ECONOMY & JOBS
The Great American Recovery: Third Quarter GDP Blows Past Expectations
October 29, 2020 4 minute read
Council of Economic Advisers
After releasing his plan to reopen America safely in April, President Trump remarked that prior to the Coronavirus pandemic, the United States had “built the greatest economy anywhere in the world . . . and we’re going to build it again.”
At that time, the consensus among economic forecasters was that pandemic-induced lockdowns would result in a sharp economic contraction in the second quarter, and that the economy would experience tepid growth in the third quarter as it slowly clawed back pandemic losses. But because of the President’s pro-growth policies that set a strong pre-pandemic foundation—and the extraordinary speed and scale of the Administration’s support for America’s families and businesses—our nation’s recovery continues to exceed expectations.
This morning’s release of U.S. GDP for the third quarter of 2020 from the Bureau of Economic Analysis (BEA) affirms President Trump’s statement that “we’re coming back, and we’re coming back strong.”

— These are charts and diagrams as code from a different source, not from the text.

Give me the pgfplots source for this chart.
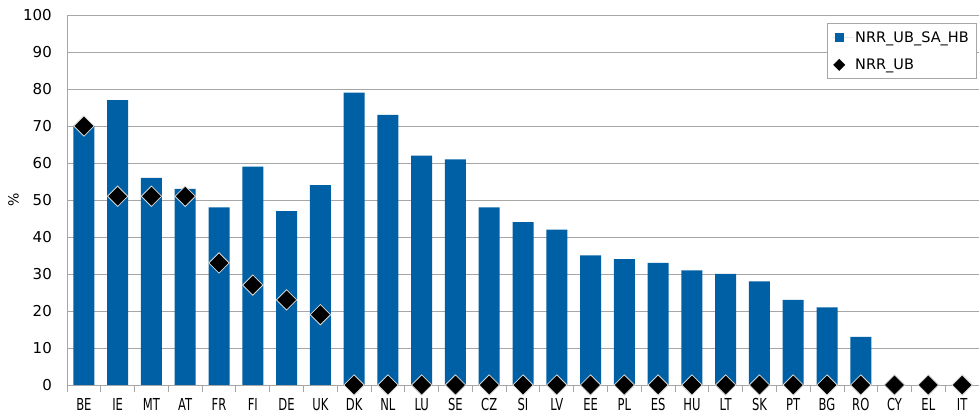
\documentclass[border=0pt]{standalone}
\usepackage{fontspec}
\setmainfont{DejaVu Sans}
\newfontfamily\condfont[FakeStretch=0.7]{DejaVu Sans}
\usepackage{pgfplots}
\pgfplotsset{compat=1.18}
\definecolor{nrrblue}{RGB}{0,96,166}
\definecolor{gridgray}{RGB}{166,166,166}
\begin{document}
\begin{tikzpicture}
\useasboundingbox (-67pt,-32pt) rectangle (912pt,385pt);
\begin{axis}[
  at={(0pt,0pt)}, anchor=south west,
  scale only axis, width=912pt, height=370pt,
  xmin=-0.5, xmax=26.5, ymin=0, ymax=100,
  clip=false,
  ytick={0,10,...,100},
  xtick={0,...,26},
  xticklabels={BE,IE,MT,AT,FR,FI,DE,UK,DK,NL,LU,SE,CZ,SI,LV,EE,PL,ES,HU,LT,SK,PT,BG,RO,CY,EL,IT},
  axis x line*=bottom, axis y line*=left,
  axis line style={gridgray, line width=0.8pt, -},
  ymajorgrids, grid style={gridgray, line width=0.8pt},
  major tick length=0pt,
  extra x ticks={-0.5,0.5,...,26.5}, extra x tick labels={},
  extra x tick style={major tick length=7pt, tick align=outside, grid=none, tick style={gridgray, line width=0.8pt}},
  /pgf/number format/assume math mode=true,
  yticklabel style={font=\fontsize{15}{15}\selectfont, inner sep=0pt},
  yticklabel shift=15pt,
  xticklabel style={font=\condfont\fontsize{16.5}{16.5}\selectfont, inner sep=0pt, anchor=north},
  xticklabel shift=13pt,
  ylabel={\%},
  ylabel style={at={(axis description cs:-0.0587,0.5)}, anchor=center, font=\fontsize{14}{14}\selectfont},
  legend style={at={(rel axis cs:0.998,0.978)}, anchor=north east, draw=gridgray, line width=0.8pt,
    font=\fontsize{14.5}{14.5}\selectfont, row sep=11pt, inner xsep=6pt, inner ysep=6pt, cells={anchor=west}},
]
\addplot[ybar, bar width=21pt, bar shift=0pt, fill=nrrblue, draw=none,
  legend image code/.code={\path[draw=none] (0pt,0pt) -- (20pt,0pt); \fill[nrrblue] (1.5pt,-4.5pt) rectangle (10.5pt,4.5pt);}]
coordinates {(0,70) (1,77) (2,56) (3,53) (4,48) (5,59) (6,47) (7,54) (8,79) (9,73) (10,62) (11,61) (12,48) (13,44) (14,42) (15,35) (16,34) (17,33) (18,31) (19,30) (20,28) (21,23) (22,21) (23,13) (24,0) (25,0) (26,0)};
\addlegendentry{NRR\_UB\_SA\_HB}
\addplot[only marks, mark=square*, mark size=7.2pt,
  mark options={rotate=45, fill=black, draw=white!85!black, line width=0.8pt},
  legend image code/.code={\path[draw=none] (0pt,0pt) -- (20pt,0pt); \fill[black, draw=none] (6pt,-6pt) -- (12pt,0pt) -- (6pt,6pt) -- (0pt,0pt) -- cycle;}]
coordinates {(0,70) (1,51) (2,51) (3,51) (4,33) (5,27) (6,23) (7,19) (8,0) (9,0) (10,0) (11,0) (12,0) (13,0) (14,0) (15,0) (16,0) (17,0) (18,0) (19,0) (20,0) (21,0) (22,0) (23,0) (24,0) (25,0) (26,0)};
\addlegendentry{NRR\_UB}
\end{axis}
\end{tikzpicture}
\end{document}
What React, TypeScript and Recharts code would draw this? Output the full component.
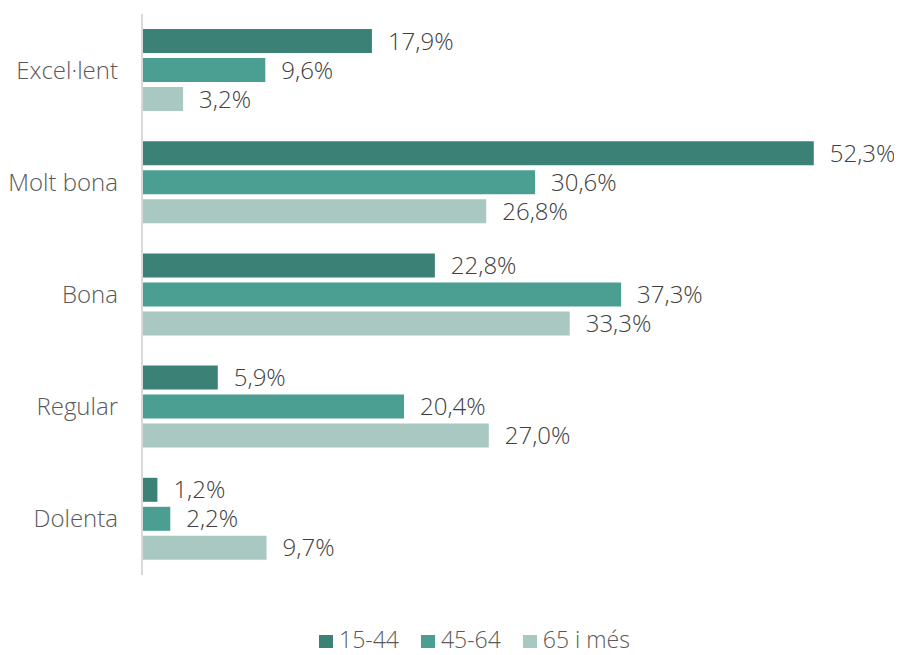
import React from 'react';
import { BarChart, Bar, XAxis, YAxis, Legend, LabelList } from 'recharts';

const categories = ['Excel·lent', 'Molt bona', 'Bona', 'Regular', 'Dolenta'];
const age15to44 = [17.9, 52.3, 22.8, 5.9, 1.2];
const age45to64 = [9.6, 30.6, 37.3, 20.4, 2.2];
const age65plus = [3.2, 26.8, 33.3, 27.0, 9.7];

const seriesNames = ['15-44', '45-64', '65 i més'];
const colors = ['#3c8176', '#4a9e92', '#a9c8c2'];

const data = categories.map((c, i) => ({
  name: c,
  a: age15to44[i],
  b: age45to64[i],
  c: age65plus[i],
}));

const FONT = '"Open Sans", Lato, sans-serif';
const WEIGHT = 300;
const fmt = (v: any) => `${Number(v).toFixed(1).replace('.', ',')}%`;

// legend drawn as plain squares + text
const LegendBox = () => (
  <div style={{ display: 'flex', alignItems: 'center', height: 22, paddingLeft: 311 }}>
    {seriesNames.map((n, i) => (
      <div key={n} style={{ display: 'flex', alignItems: 'center', marginRight: 22 }}>
        <span style={{ width: 14, height: 13, background: colors[i], display: 'inline-block', marginRight: 6, marginTop: 4 }} />
        <span style={{ color: '#595959', fontSize: 23, fontWeight: WEIGHT, fontFamily: FONT, lineHeight: '22px' }}>{n}</span>
      </div>
    ))}
  </div>
);

export default function App() {
  const keys = ['a', 'b', 'c'];
  return (
    <div style={{ width: 894, height: 647, fontFamily: FONT }}>
      <BarChart
        width={894}
        height={647}
        data={data}
        layout="vertical"
        margin={{ top: 6, right: 15, left: 0, bottom: 58 }}
        barSize={24}
        barGap={5}
      >
        <XAxis type="number" domain={[0, 58]} hide />
        <YAxis
          type="category"
          dataKey="name"
          width={134}
          axisLine={{ stroke: '#d9d9d9', strokeWidth: 2 }}
          tickLine={false}
          tickSize={0}
          tickMargin={24}
          tick={{ fill: '#595959', fontSize: 24, fontWeight: WEIGHT, fontFamily: FONT }}
        />
        <Legend
          verticalAlign="bottom"
          content={<LegendBox />}
          wrapperStyle={{ top: 620, bottom: 'auto', height: 22, left: 0, width: 894 }}
        />
        {keys.map((k, i) => (
          <Bar key={k} dataKey={k} name={seriesNames[i]} fill={colors[i]} isAnimationActive={false}>
            <LabelList
              dataKey={k}
              position="right"
              offset={16}
              formatter={fmt}
              fill="#404040"
              fontSize={24}
              fontWeight={WEIGHT}
              fontFamily={FONT}
            />
          </Bar>
        ))}
      </BarChart>
    </div>
  );
}
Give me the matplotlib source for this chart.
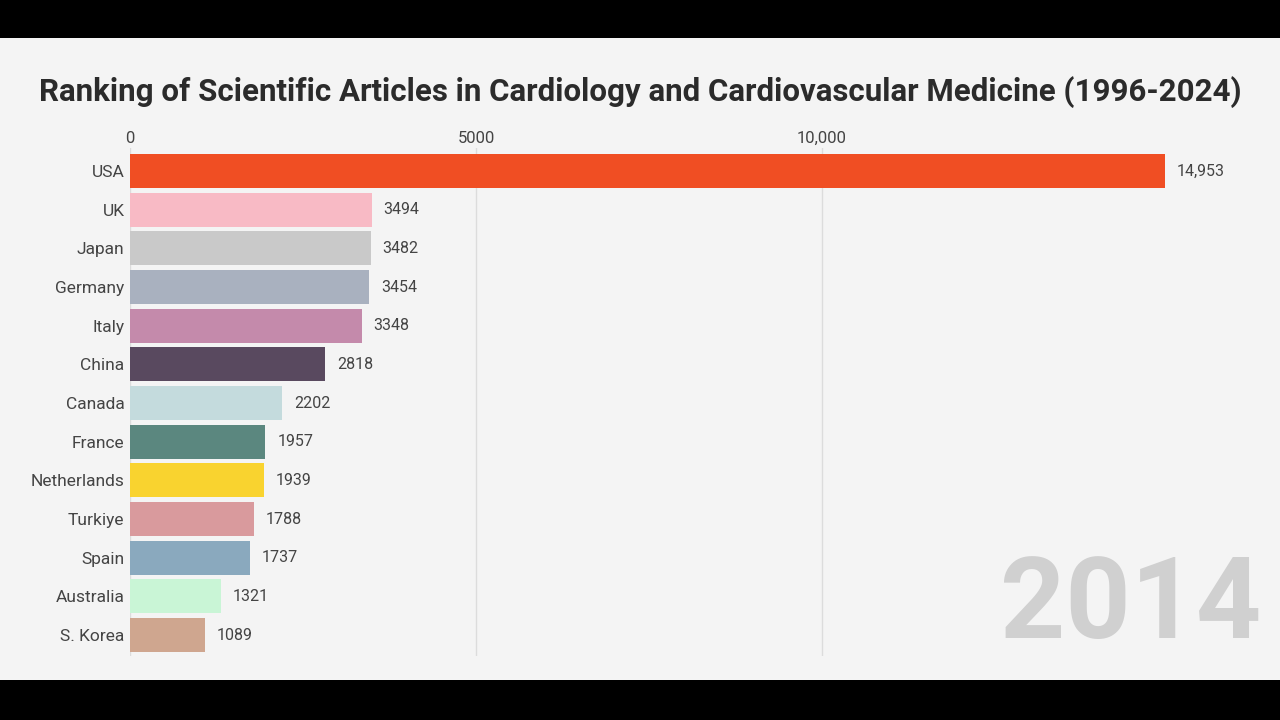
import matplotlib.pyplot as plt
from matplotlib.patches import Rectangle
from matplotlib.ticker import FuncFormatter

countries = ["USA", "UK", "Japan", "Germany", "Italy", "China", "Canada",
             "France", "Netherlands", "Turkiye", "Spain", "Australia", "S. Korea"]
articles = [14953, 3494, 3482, 3454, 3348, 2818, 2202, 1957, 1939, 1788, 1737, 1321, 1089]
colors = ["#f04e23", "#f8bac5", "#c9c9c9", "#a9b1bf", "#c48aab", "#59495f", "#c4dbdd",
          "#5b877f", "#f9d32f", "#d99a9d", "#8aa9be", "#c9f5d6", "#cfa68f"]
year = "2014"
title = "Ranking of Scientific Articles in Cardiology and Cardiovascular Medicine (1996-2024)"

W, H = 1280, 720
fig = plt.figure(figsize=(W / 100, H / 100), dpi=100, facecolor="black")
# light panel between the black letterbox strips
fig.patches.append(Rectangle((0, 40 / H), 1, 642 / H, transform=fig.transFigure,
                             facecolor="#f4f4f4", edgecolor="none", zorder=-5))

xmax = 15500
px_per_unit = (476 - 130) / 5000
ax_w = xmax * px_per_unit
ax = fig.add_axes([130 / W, (H - 656) / H, ax_w / W, 508.2 / H])
ax.set_facecolor("none")

ypos = list(range(len(countries)))
ax.barh(ypos, articles, height=0.88, color=colors, zorder=2)
for y, v in zip(ypos, articles):
    ax.text(v + 170, y, f"{v:,}" if v >= 10000 else str(v), va="center", ha="left",
            fontsize=11.5, color="#444444", family="Roboto")

ax.set_xlim(0, xmax)
ax.set_ylim(12.54, -0.6)
ax.set_yticks(ypos)
ax.set_yticklabels(countries, fontsize=12.5, color="#444444", family="Roboto")
ax.set_xticks([0, 5000, 10000])
ax.xaxis.set_major_formatter(FuncFormatter(lambda x, p: f"{int(x):,}" if x >= 10000 else str(int(x))))
ax.xaxis.tick_top()
ax.tick_params(axis="both", length=0)
ax.tick_params(axis="y", pad=4)
ax.tick_params(axis="x", pad=1.5, labelsize=12, labelcolor="#444444")
for lbl in ax.get_xticklabels():
    lbl.set_family("Roboto")
ax.grid(axis="x", color="#dcdcdc", linewidth=1, zorder=0)
ax.grid(axis="y", visible=False)
ax.set_axisbelow(True)
for s in ax.spines.values():
    s.set_visible(False)

fig.text(640 / W, (H - 92) / H, title, ha="center", va="center", fontsize=22.5,
         fontweight="bold", color="#2b2b2b", family="Roboto")
fig.text(1261 / W, (H - 638) / H, year, ha="right", va="baseline", fontsize=82,
         fontweight="bold", color="#d0d0d0", family="Roboto")

fig.savefig("out.png", dpi=100, facecolor=fig.get_facecolor())
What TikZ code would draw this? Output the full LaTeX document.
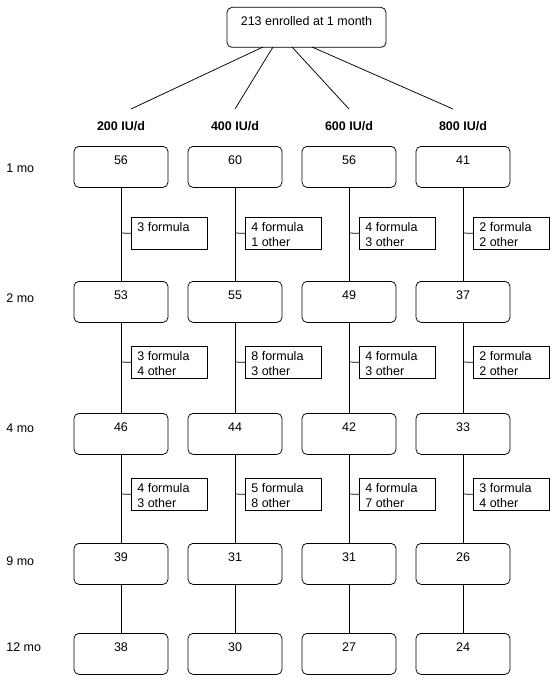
\documentclass[tikz,border=0pt]{standalone}
\usepackage{fontspec}
\setmainfont{Liberation Sans}
\begin{document}
\begin{tikzpicture}[x=1pt,y=-1pt,
  line width=0.75pt,
  mainbox/.style={draw, rounded corners=5pt, minimum width=94pt, text height=14pt, text depth=18pt, inner ysep=4.5pt, font=\fontsize{12.5}{14}\selectfont, anchor=north},
  topbox/.style={mainbox, minimum width=159pt, text height=14pt, text depth=17pt},
  sidebox/.style={draw, anchor=north west, inner xsep=6pt, inner ysep=5.5pt},
  head/.style={anchor=base, font=\bfseries\fontsize{12.5}{14}\selectfont},
  rowlab/.style={anchor=base west, inner sep=0pt, font=\fontsize{12.5}{14}\selectfont}]
\useasboundingbox (0,0) rectangle (555,682);
\newcommand{\sidetxt}[1]{\parbox[t][21pt][t]{64pt}{\fontsize{12.5}{15}\selectfont #1}}
% top box
\node[topbox] (top) at (306.5,7) {213 enrolled at 1 month};
% row labels
\node[rowlab] (l1) at (6,172) {1 mo};
\node[rowlab] (l2) at (6,302) {2 mo};
\node[rowlab] (l4) at (6,432) {4 mo};
\node[rowlab] (l9) at (6,565) {9 mo};
\node[rowlab] (l12) at (6,651) {12 mo};
% columns
\foreach \c/\x/\h/\sx/\ex/\va/\vb/\vc/\vd/\ve/\sa/\sb/\sc in {
  1/121/200/263/131/56/53/46/39/38/{3 formula}/{3 formula\\4 other}/{4 formula\\3 other},
  2/235/400/273/235/60/55/44/31/30/{4 formula\\1 other}/{8 formula\\3 other}/{5 formula\\8 other},
  3/349/600/292/349/56/49/42/31/27/{4 formula\\3 other}/{4 formula\\3 other}/{4 formula\\7 other},
  4/463/800/312/453/41/37/33/26/24/{2 formula\\2 other}/{2 formula\\2 other}/{3 formula\\4 other}}{
  \node[head] (h\c) at (\x,131) {\h\ IU/d};
  \coordinate (ts\c) at (\sx,47);
  \coordinate (te\c) at (\ex,109);
  \draw (ts\c) -- (te\c);
  \node[mainbox] (m\c a) at (\x,146) {\va};
  \node[mainbox] (m\c b) at (\x,281) {\vb};
  \node[mainbox] (m\c c) at (\x,413) {\vc};
  \node[mainbox] (m\c d) at (\x,543) {\vd};
  \node[mainbox] (m\c e) at (\x,633) {\ve};
  \draw (m\c a.south) -- (m\c b.north);
  \draw (m\c b.south) -- (m\c c.north);
  \draw (m\c c.south) -- (m\c d.north);
  \draw (m\c d.south) -- (m\c e.north);
  \node[sidebox] (s\c a) at (\x+10,217) {\sidetxt{\sa}};
  \node[sidebox] (s\c b) at (\x+10,346) {\sidetxt{\sb}};
  \node[sidebox] (s\c c) at (\x+10,478) {\sidetxt{\sc}};
  \coordinate (k\c a) at (\x,233);
  \coordinate (k\c b) at (\x,362);
  \coordinate (k\c c) at (\x,494);
  \draw (k\c a) -- (s\c a.west);
  \draw (k\c b) -- (s\c b.west);
  \draw (k\c c) -- (s\c c.west);
}
\end{tikzpicture}
\end{document}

The BEA estimates that real GDP grew 7.4 percent (33.1 percent at an annual rate) in the third quarter, the largest single quarter of economic growth on record and roughly twice the prior record of 3.9 percent (16.7 percent at an annual rate) set in the first quarter of 1950. This growth follows the most severe pandemic-induced contraction on record in the second quarter of 2020, which occurred as the government mandatorily shut down all but nonessential services, and Americans made sacrifices to slow the pandemic.
With the historic third-quarter growth, the United States in a single quarter has now recovered two-thirds of the economic output lost due to the pandemic during the first half of the year (Figure 1). In the recovery from the 2008-09 recession, it took 4 times as long to regain the same share of lost economic output.
After data confirmed the recovery was well underway beginning in May, the nonpartisan Congressional Budget Office (CBO) in July projected a second quarter contraction roughly in line with the actual decline that occurred, though the CBO projected a third quarter growth rate of just 4.0 percent (17.0 percent at an annual rate). The strong footing of the United States economy prior to the pandemic contributed to the stronger-than-expected recovery our country is currently experiencing.
The United States had the highest GDP growth rate among the G7 countries from 2017 to 2019, with growth more than double the G7 average. While the pandemic hit every major economy around the world, the United States experienced the least severe economic contraction of any major Western economy in the first half of 2020, with the Euro Area economy’s contraction being 1.5 times as severe as the contraction of the U.S. economy.
A resurgence in consumer spending, which accounts for two-thirds of GDP, supported the historic third quarter GDP growth and reflects both the reopening of America’s businesses and the confidence of consumers to spend on goods and services once more. Consumer spending in the services sector alone accounted for nearly half of GDP growth in the third quarter. Greater third quarter spending on recreation, food, and accommodation services—sectors acutely impacted by lockdowns—alone accounted for one-fifth of total GDP growth in the third quarter.
The growth in the third quarter, and the particular strength of American consumers, also reflects the swiftness and magnitude of the aid the Administration provided directly to America’s families, workers, and small businesses. The $2.7 trillion in stimulus that the CARES Act and other pandemic-related legislation supplied is roughly 13 percent as a share of GDP. That is more than twice the size of the 2009 American Recovery and Reinvestment Act (ARRA) as a share of GDP.
This direct aid supported Americans’ income through the pandemic. Total personal income rose above, and still remains above, pre-pandemic levels. Personal income excluding the government transfers provided for in the CARES Act, however, decreased from pre-pandemic levels (Figure 2). Without this income support, the resurgence in consumer spending would likely not have been as strong. Having added back 11.4 million jobs since April with more than 5 in 10 jobs lost in the pandemic recovered, total wages and salaries increased 5 percent in the third quarter and are now just 1.4 percent below pre-pandemic level.
The strong foundation of the pre-pandemic economy and the efficacy of the Trump Administration’s efforts to provide direct economic aid to families and small businesses helped deliver record-setting growth that few predicted would occur earlier this year. Our nation’s economy is poised for continued expansion in the fourth quarter, and the strength of the recovery thus far is a testament to the fortitude and resilience of America’s workers and families.